* _Provided data_:
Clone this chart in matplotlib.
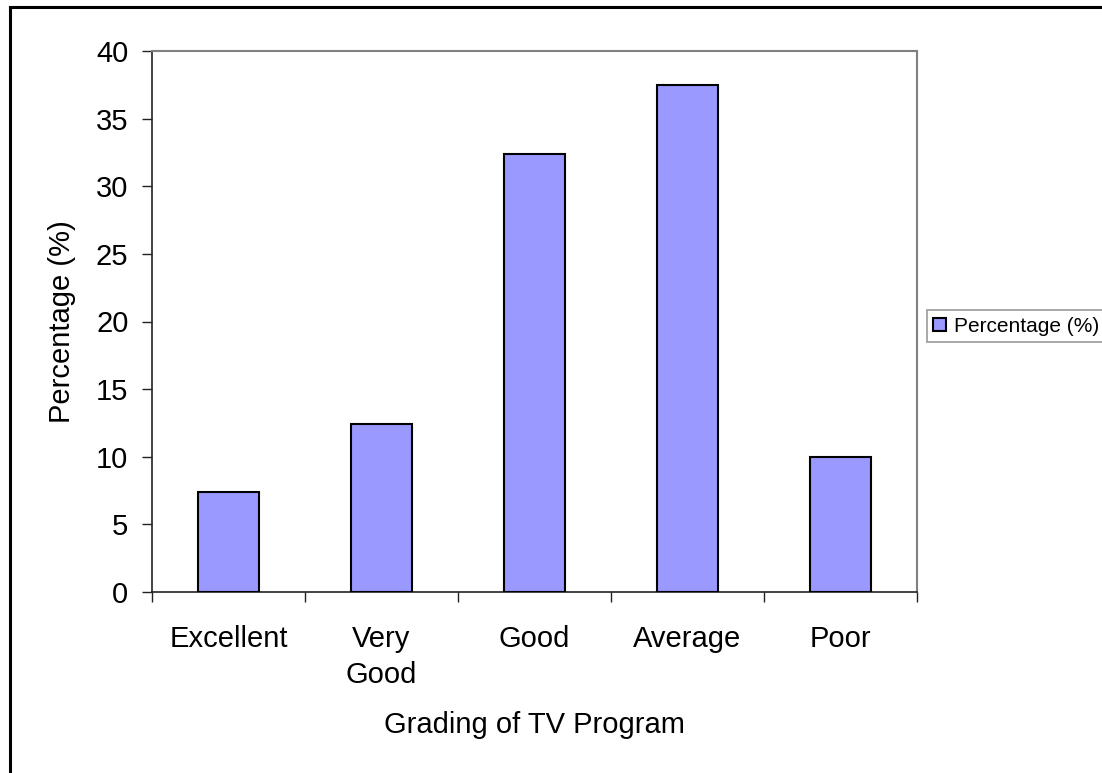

* * *

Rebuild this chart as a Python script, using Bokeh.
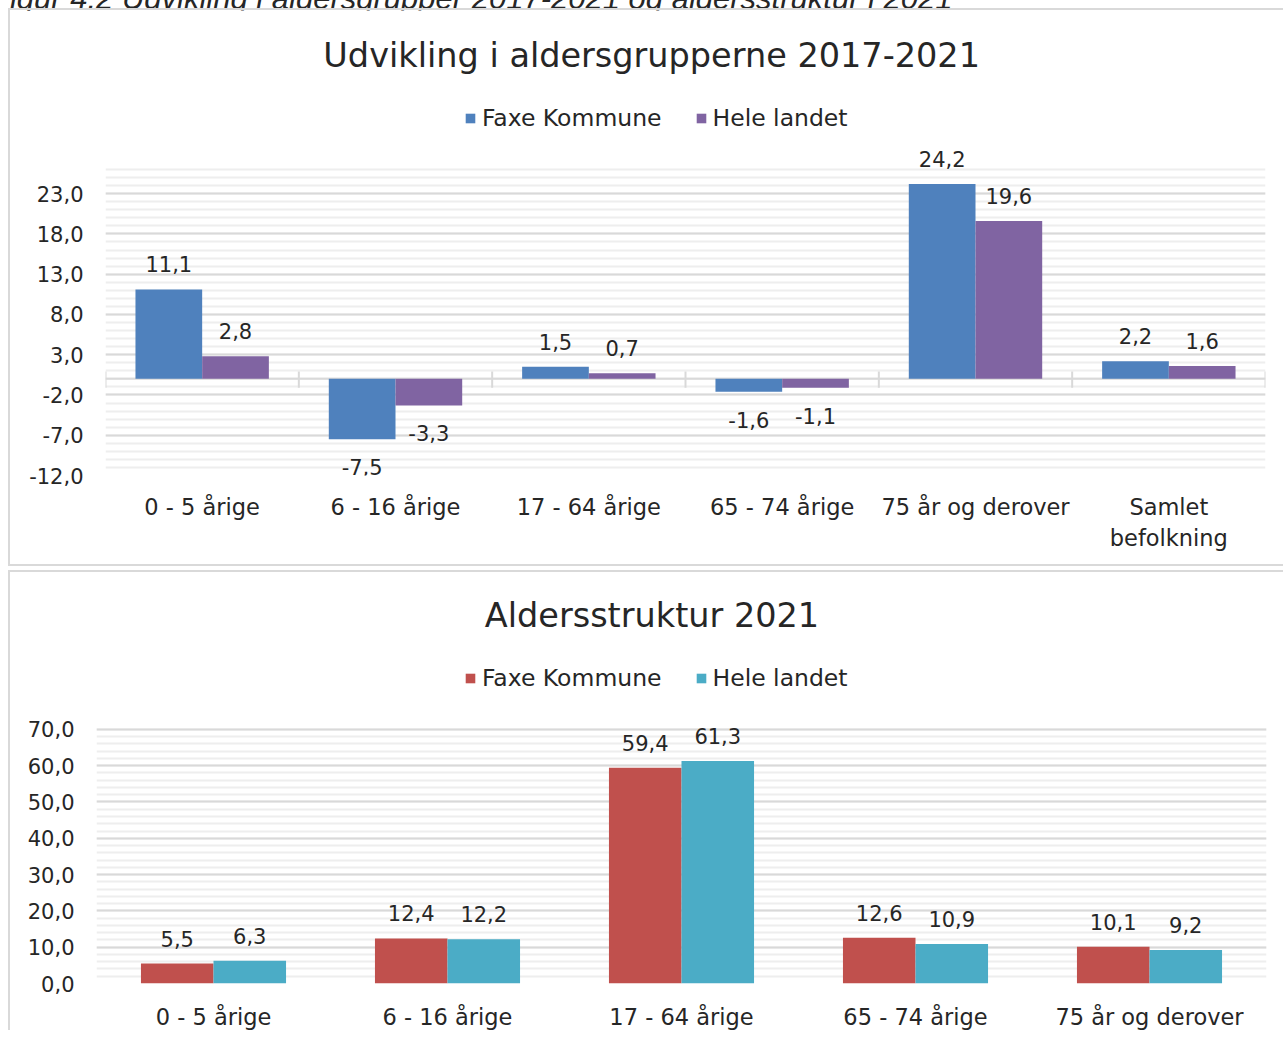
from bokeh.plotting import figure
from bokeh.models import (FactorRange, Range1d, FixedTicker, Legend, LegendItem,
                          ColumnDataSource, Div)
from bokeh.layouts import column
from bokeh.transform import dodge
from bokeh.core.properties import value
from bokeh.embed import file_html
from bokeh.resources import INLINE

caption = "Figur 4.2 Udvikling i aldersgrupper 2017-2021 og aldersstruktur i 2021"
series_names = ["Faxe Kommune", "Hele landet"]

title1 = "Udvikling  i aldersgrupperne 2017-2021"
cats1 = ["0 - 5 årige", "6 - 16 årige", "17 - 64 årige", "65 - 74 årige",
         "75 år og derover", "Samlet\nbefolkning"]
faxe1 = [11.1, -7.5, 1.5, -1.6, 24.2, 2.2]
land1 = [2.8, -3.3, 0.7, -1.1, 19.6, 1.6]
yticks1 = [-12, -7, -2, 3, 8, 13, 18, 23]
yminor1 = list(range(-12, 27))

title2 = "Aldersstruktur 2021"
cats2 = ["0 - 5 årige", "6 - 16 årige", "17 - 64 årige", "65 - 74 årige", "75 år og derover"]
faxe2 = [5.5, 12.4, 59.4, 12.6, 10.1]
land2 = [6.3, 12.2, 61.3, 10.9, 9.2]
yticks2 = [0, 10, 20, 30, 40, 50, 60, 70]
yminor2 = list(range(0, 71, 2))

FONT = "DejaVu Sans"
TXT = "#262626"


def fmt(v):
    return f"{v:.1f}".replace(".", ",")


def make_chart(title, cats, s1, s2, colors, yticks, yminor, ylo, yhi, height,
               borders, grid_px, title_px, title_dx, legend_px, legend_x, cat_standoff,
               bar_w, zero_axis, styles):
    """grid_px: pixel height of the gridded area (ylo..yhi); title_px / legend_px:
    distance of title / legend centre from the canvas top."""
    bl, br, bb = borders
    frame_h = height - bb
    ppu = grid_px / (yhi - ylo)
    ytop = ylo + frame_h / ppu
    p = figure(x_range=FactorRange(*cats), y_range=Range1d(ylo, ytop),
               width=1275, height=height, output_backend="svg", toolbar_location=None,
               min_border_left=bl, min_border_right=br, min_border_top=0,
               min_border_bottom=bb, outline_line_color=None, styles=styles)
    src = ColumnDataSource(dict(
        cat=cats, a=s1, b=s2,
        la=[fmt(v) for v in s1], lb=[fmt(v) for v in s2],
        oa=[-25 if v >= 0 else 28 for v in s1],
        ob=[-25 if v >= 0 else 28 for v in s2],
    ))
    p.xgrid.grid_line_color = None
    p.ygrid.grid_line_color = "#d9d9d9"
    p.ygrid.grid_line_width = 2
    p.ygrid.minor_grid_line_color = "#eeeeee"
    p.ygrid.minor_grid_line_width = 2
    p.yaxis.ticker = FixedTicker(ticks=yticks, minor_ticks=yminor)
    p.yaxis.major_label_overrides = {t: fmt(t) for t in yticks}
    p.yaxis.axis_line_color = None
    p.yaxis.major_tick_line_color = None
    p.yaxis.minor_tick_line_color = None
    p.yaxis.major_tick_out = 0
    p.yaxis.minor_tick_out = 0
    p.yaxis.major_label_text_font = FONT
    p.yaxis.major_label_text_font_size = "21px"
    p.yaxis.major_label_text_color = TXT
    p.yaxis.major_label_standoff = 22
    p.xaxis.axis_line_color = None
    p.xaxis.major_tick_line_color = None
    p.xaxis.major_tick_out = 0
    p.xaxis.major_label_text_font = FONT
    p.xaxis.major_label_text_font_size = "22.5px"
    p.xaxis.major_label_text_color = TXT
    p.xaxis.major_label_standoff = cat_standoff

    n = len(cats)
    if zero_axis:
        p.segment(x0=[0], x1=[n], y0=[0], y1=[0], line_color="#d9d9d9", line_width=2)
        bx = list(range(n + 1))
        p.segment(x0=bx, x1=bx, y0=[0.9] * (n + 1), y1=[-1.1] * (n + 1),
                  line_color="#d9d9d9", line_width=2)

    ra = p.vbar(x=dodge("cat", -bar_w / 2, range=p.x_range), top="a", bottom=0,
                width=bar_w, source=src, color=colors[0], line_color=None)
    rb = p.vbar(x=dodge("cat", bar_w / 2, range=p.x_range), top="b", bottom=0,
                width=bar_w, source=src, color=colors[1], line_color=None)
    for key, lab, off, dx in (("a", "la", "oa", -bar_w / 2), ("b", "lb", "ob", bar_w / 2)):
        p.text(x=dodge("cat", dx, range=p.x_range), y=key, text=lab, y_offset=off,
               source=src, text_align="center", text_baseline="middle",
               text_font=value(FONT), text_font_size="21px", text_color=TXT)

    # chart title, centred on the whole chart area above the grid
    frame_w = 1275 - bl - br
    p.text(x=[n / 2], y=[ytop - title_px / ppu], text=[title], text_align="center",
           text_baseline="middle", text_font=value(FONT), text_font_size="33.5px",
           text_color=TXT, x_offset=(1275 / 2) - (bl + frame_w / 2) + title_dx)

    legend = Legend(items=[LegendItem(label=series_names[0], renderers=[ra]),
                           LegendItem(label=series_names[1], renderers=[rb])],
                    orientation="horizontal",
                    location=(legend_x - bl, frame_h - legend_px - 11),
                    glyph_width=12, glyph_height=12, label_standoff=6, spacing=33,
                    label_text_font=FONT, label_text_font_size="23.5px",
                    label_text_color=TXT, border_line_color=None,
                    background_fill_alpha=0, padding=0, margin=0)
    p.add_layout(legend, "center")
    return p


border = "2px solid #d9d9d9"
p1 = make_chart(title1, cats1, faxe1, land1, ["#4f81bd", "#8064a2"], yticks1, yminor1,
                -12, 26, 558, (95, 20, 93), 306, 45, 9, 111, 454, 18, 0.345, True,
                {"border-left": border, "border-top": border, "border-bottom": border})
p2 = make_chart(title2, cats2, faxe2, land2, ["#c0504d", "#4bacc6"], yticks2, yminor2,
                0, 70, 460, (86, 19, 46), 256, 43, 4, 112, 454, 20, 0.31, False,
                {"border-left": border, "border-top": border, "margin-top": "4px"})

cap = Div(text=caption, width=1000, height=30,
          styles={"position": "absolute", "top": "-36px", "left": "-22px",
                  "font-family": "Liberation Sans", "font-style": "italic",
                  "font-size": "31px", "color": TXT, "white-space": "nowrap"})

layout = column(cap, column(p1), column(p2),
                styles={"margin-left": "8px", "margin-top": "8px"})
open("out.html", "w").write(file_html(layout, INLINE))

==

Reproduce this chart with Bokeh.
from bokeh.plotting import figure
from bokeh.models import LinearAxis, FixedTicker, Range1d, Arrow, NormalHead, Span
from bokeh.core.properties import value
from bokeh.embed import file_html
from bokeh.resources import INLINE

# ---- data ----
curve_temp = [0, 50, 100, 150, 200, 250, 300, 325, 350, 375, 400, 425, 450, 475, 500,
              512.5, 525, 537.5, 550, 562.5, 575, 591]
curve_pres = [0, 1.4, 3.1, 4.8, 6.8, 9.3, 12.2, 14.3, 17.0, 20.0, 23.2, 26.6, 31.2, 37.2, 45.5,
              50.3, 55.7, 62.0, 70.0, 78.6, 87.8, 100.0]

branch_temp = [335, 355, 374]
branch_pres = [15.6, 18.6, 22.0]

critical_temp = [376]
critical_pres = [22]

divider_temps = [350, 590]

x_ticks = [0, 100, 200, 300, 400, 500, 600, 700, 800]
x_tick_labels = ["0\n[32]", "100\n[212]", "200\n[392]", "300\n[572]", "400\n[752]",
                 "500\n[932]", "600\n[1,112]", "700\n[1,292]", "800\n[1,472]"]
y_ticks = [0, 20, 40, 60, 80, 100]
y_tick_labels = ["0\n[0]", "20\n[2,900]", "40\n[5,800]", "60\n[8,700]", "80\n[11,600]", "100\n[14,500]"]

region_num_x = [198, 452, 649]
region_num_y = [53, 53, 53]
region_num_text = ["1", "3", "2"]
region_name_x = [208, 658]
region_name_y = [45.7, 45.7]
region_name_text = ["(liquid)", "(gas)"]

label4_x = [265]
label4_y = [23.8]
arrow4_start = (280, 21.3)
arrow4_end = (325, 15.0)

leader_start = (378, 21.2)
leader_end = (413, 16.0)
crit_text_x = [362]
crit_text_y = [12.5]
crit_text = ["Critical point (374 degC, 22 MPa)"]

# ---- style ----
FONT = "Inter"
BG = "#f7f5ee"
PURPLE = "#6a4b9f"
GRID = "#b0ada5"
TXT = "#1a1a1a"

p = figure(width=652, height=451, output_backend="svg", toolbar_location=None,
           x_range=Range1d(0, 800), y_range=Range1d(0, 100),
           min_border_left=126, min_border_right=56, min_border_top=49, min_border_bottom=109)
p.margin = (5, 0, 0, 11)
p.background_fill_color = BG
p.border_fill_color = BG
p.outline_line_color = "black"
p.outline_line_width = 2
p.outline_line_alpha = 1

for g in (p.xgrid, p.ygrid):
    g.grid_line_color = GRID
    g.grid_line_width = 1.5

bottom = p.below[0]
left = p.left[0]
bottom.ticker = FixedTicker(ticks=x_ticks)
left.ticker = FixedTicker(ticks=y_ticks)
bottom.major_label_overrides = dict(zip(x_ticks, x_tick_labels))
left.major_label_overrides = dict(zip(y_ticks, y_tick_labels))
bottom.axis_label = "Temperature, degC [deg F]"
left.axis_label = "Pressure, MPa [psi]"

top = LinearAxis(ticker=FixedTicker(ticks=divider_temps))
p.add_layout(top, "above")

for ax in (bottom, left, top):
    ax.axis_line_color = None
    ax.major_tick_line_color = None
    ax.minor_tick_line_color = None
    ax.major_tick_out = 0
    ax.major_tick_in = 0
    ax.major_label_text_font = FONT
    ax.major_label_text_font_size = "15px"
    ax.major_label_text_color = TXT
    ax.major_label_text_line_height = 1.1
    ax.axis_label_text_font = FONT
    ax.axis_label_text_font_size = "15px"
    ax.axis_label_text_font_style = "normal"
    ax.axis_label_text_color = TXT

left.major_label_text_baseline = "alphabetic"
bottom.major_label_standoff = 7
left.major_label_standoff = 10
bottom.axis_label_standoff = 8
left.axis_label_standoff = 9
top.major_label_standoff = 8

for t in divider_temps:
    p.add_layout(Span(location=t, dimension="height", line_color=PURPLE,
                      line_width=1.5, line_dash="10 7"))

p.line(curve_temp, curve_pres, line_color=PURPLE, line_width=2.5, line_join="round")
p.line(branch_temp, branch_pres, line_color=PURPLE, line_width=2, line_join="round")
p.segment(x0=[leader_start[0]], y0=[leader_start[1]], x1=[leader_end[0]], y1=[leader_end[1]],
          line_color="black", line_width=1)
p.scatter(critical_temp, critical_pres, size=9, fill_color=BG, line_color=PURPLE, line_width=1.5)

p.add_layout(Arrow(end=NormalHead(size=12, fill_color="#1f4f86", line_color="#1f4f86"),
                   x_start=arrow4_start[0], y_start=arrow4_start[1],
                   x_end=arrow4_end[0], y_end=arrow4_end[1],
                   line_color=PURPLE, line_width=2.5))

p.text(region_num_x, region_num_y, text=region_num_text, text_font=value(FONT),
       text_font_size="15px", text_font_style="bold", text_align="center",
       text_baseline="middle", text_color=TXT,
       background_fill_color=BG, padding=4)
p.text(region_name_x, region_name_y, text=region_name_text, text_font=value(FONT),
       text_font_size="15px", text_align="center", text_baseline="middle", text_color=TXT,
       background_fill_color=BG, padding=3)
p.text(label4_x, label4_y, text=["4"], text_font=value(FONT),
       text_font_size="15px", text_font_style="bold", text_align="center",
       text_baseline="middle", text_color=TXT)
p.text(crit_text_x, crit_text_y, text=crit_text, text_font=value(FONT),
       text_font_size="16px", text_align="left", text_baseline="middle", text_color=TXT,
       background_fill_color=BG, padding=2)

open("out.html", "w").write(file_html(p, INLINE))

* _Aim_: Word for word, restate the lines beginning with the one that has "Rebuild this chart" and ending with the one that has "yminor1 = list(range(-12, 27))". Keep both ends and skip any pictures.

* _Solution for this problem_:
Rebuild this chart as a Python script, using Bokeh.
from bokeh.plotting import figure
from bokeh.models import (FactorRange, Range1d, FixedTicker, Legend, LegendItem,
                          ColumnDataSource, Div)
from bokeh.layouts import column
from bokeh.transform import dodge
from bokeh.core.properties import value
from bokeh.embed import file_html
from bokeh.resources import INLINE

caption = "Figur 4.2 Udvikling i aldersgrupper 2017-2021 og aldersstruktur i 2021"
series_names = ["Faxe Kommune", "Hele landet"]

title1 = "Udvikling  i aldersgrupperne 2017-2021"
cats1 = ["0 - 5 årige", "6 - 16 årige", "17 - 64 årige", "65 - 74 årige",
         "75 år og derover", "Samlet\nbefolkning"]
faxe1 = [11.1, -7.5, 1.5, -1.6, 24.2, 2.2]
land1 = [2.8, -3.3, 0.7, -1.1, 19.6, 1.6]
yticks1 = [-12, -7, -2, 3, 8, 13, 18, 23]
yminor1 = list(range(-12, 27))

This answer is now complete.